WHAT IS BEING ASKED: Extract the lines from the start through the line that holds "const yTicks = [1, 2, 3, 4, 5];", both included, omitting all images.

* start *

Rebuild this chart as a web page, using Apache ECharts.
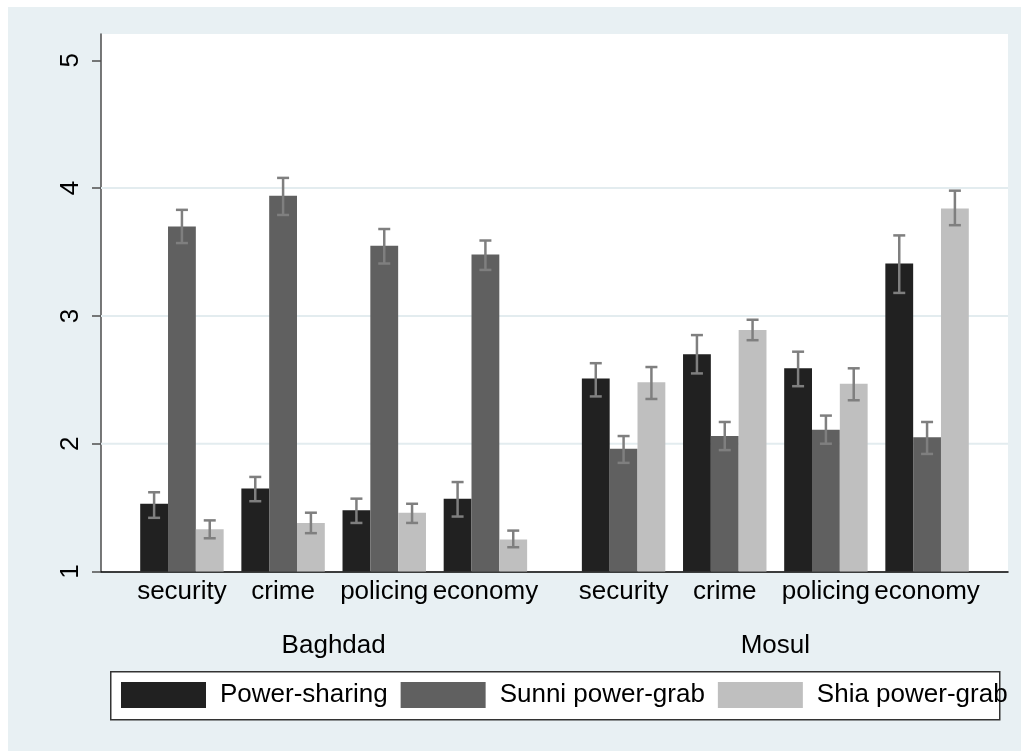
<!DOCTYPE html>
<html>
<head>
<meta charset="utf-8">
<title>Perceived performance by scenario: Baghdad and Mosul</title>
<script src="https://cdn.jsdelivr.net/npm/echarts@6/dist/echarts.min.js"></script>
<style>
  html, body { margin: 0; padding: 0; background: #ffffff; overflow: hidden; width: 1021px; height: 751px; }
  #frame { position: absolute; left: 8px; top: 7px; width: 1100px; height: 800px; background: #e8f0f3; }
  #chart { position: absolute; left: 0; top: 0; width: 1021px; height: 751px; }
</style>
</head>
<body>
<div id="frame"></div>
<div id="chart"></div>
<script>
// ---- data -------------------------------------------------------------
const regions = ['Baghdad', 'Mosul'];
const categories = ['security', 'crime', 'policing', 'economy'];
const seriesNames = ['Power-sharing', 'Sunni power-grab', 'Shia power-grab'];
const yTicks = [1, 2, 3, 4, 5];

// means and confidence bounds, ordered Baghdad x4 then Mosul x4
const powerSharingMean = [1.53, 1.65, 1.48, 1.57, 2.51, 2.70, 2.59, 3.41];
const powerSharingLow  = [1.42, 1.55, 1.38, 1.43, 2.37, 2.55, 2.45, 3.18];
const powerSharingHigh = [1.62, 1.74, 1.57, 1.70, 2.63, 2.85, 2.72, 3.63];

const sunniGrabMean = [3.70, 3.94, 3.55, 3.48, 1.96, 2.06, 2.11, 2.05];
const sunniGrabLow  = [3.57, 3.79, 3.41, 3.36, 1.85, 1.95, 2.00, 1.92];
const sunniGrabHigh = [3.83, 4.08, 3.68, 3.59, 2.06, 2.17, 2.22, 2.17];

const shiaGrabMean = [1.33, 1.38, 1.46, 1.25, 2.48, 2.89, 2.47, 3.84];
const shiaGrabLow  = [1.26, 1.30, 1.38, 1.19, 2.35, 2.81, 2.34, 3.71];
const shiaGrabHigh = [1.40, 1.46, 1.53, 1.32, 2.60, 2.97, 2.59, 3.98];

// ---- layout (axis units: one category slot = 1) -----------------------
const OUTER_PAD = 0.8;     // space before the first and after the last slot
const GROUP_GAP = 1.366;   // extra space between the two regions
const BAR_W = 0.275;       // width of one bar
const CAP_PX = 12;         // error-bar cap width in pixels
const Y_MIN = 1, Y_MAX = 5.206;
const X_MIN = 0;
const X_MAX = 2 * OUTER_PAD + regions.length * (categories.length - 1) + (regions.length - 1) * GROUP_GAP;

const COLORS = ['#212121', '#606060', '#bfbfbf'];
const ERR_COLOR = '#7f7f7f';
const GRID_COLOR = '#e3ecef';
const FONT = "'Liberation Sans', Arial, Helvetica, sans-serif";

// slot centre of every (region, category) pair
const slotPos = [];
const slotLabel = {};
regions.forEach((r, g) => {
  categories.forEach((c, i) => {
    const p = OUTER_PAD + i + g * (categories.length - 1 + GROUP_GAP);
    slotPos.push(p);
    slotLabel[p.toFixed(3)] = c;
  });
});
const groupPos = regions.map((r, g) => {
  const a = slotPos[g * categories.length];
  const b = slotPos[g * categories.length + categories.length - 1];
  return (a + b) / 2;
});
const groupLabel = {};
groupPos.forEach((p, g) => { groupLabel[p.toFixed(3)] = regions[g]; });

const means = [powerSharingMean, sunniGrabMean, shiaGrabMean];
const lows = [powerSharingLow, sunniGrabLow, shiaGrabLow];
const highs = [powerSharingHigh, sunniGrabHigh, shiaGrabHigh];

function barRenderer(seriesIdx) {
  const offset = (seriesIdx - 1) * BAR_W;
  return function (params, api) {
    const x = api.value(0) + offset;
    const v = api.value(1), lo = api.value(2), hi = api.value(3);
    const tl = api.coord([x - BAR_W / 2, v]);
    const br = api.coord([x + BAR_W / 2, Y_MIN]);
    const top = api.coord([x, hi]);
    const bot = api.coord([x, lo]);
    const cx = top[0];
    const errStyle = { stroke: ERR_COLOR, lineWidth: 2.5 };
    return {
      type: 'group',
      children: [
        { type: 'rect', shape: { x: tl[0], y: tl[1], width: br[0] - tl[0], height: br[1] - tl[1] },
          style: { fill: COLORS[seriesIdx] } },
        { type: 'line', shape: { x1: cx, y1: top[1], x2: cx, y2: bot[1] }, style: errStyle },
        { type: 'line', shape: { x1: cx - CAP_PX / 2, y1: top[1], x2: cx + CAP_PX / 2, y2: top[1] }, style: errStyle },
        { type: 'line', shape: { x1: cx - CAP_PX / 2, y1: bot[1], x2: cx + CAP_PX / 2, y2: bot[1] }, style: errStyle }
      ]
    };
  };
}

const barSeries = seriesNames.map((name, s) => ({
  name: name,
  type: 'custom',
  xAxisIndex: 0,
  yAxisIndex: 0,
  itemStyle: { color: COLORS[s] },
  encode: { x: 0, y: 1 },
  data: slotPos.map((p, i) => [p, means[s][i], lows[s][i], highs[s][i]]),
  renderItem: barRenderer(s),
  silent: true,
  z: 3
}));

// horizontal reference lines at interior ticks
const gridSeries = {
  name: 'gridlines',
  type: 'custom',
  encode: { x: 0, y: 1 },
  data: yTicks.slice(1, -1).map(v => [X_MIN, v]),
  renderItem: function (params, api) {
    const y = api.value(1);
    const a = api.coord([X_MIN, y]);
    const b = api.coord([X_MAX, y]);
    return { type: 'line', shape: { x1: a[0], y1: a[1], x2: b[0], y2: b[1] },
             style: { stroke: GRID_COLOR, lineWidth: 2 } };
  },
  silent: true,
  z: 1
};

const chart = echarts.init(document.getElementById('chart'), null, { renderer: 'canvas' });
chart.setOption({
  backgroundColor: 'transparent',
  animation: false,
  textStyle: { fontFamily: FONT, color: '#000' },
  grid: { left: 101, right: 13, top: 34, bottom: 179.5, show: true, backgroundColor: '#ffffff', borderWidth: 0 },
  xAxis: [
    {
      type: 'value', min: X_MIN, max: X_MAX, position: 'bottom',
      axisLine: { show: true, onZero: false, lineStyle: { color: '#000000', width: 1.5 } },
      axisTick: { show: false },
      splitLine: { show: false },
      axisLabel: {
        customValues: slotPos, margin: 7, fontSize: 26, lineHeight: 26, color: '#000', fontFamily: FONT,
        formatter: v => slotLabel[Number(v).toFixed(3)] || ''
      }
    },
    {
      type: 'value', min: X_MIN, max: X_MAX, position: 'bottom', offset: 0,
      axisLine: { show: false }, axisTick: { show: false }, splitLine: { show: false },
      axisLabel: {
        customValues: groupPos, margin: 61, fontSize: 26, lineHeight: 26, color: '#000', fontFamily: FONT,
        formatter: v => groupLabel[Number(v).toFixed(3)] || ''
      }
    }
  ],
  yAxis: {
    type: 'value', min: Y_MIN, max: Y_MAX,
    axisLine: { show: true, onZero: false, lineStyle: { color: '#4d4d4d', width: 1.5 } },
    axisTick: { show: true, length: 9, customValues: yTicks, lineStyle: { color: '#4d4d4d', width: 1.5 } },
    splitLine: { show: false },
    axisLabel: { customValues: yTicks, rotate: 90, margin: 17, fontSize: 26, lineHeight: 26, color: '#000', fontFamily: FONT }
  },
  legend: {
    data: seriesNames,
    selectedMode: false,
    orient: 'horizontal',
    left: 121, top: 682,
    padding: 0,
    itemWidth: 85, itemHeight: 26, itemGap: 13,
    icon: 'rect',
    textStyle: { fontSize: 26, lineHeight: 26, color: '#000', fontFamily: FONT, padding: [0, 0, 0, 9] },
    z: 10
  },
  graphic: [
    { type: 'rect', left: 110, top: 671, z: 5,
      shape: { width: 889, height: 48 },
      style: { fill: '#ffffff', stroke: '#333333', lineWidth: 1.5 } }
  ],
  series: [gridSeries].concat(barSeries)
});
</script>
</body>
</html>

* end *

SOLUTION:
Rebuild this chart as a web page, using Apache ECharts.
<!DOCTYPE html>
<html>
<head>
<meta charset="utf-8">
<title>Perceived performance by scenario: Baghdad and Mosul</title>
<script src="https://cdn.jsdelivr.net/npm/echarts@6/dist/echarts.min.js"></script>
<style>
  html, body { margin: 0; padding: 0; background: #ffffff; overflow: hidden; width: 1021px; height: 751px; }
  #frame { position: absolute; left: 8px; top: 7px; width: 1100px; height: 800px; background: #e8f0f3; }
  #chart { position: absolute; left: 0; top: 0; width: 1021px; height: 751px; }
</style>
</head>
<body>
<div id="frame"></div>
<div id="chart"></div>
<script>
// ---- data -------------------------------------------------------------
const regions = ['Baghdad', 'Mosul'];
const categories = ['security', 'crime', 'policing', 'economy'];
const seriesNames = ['Power-sharing', 'Sunni power-grab', 'Shia power-grab'];
const yTicks = [1, 2, 3, 4, 5];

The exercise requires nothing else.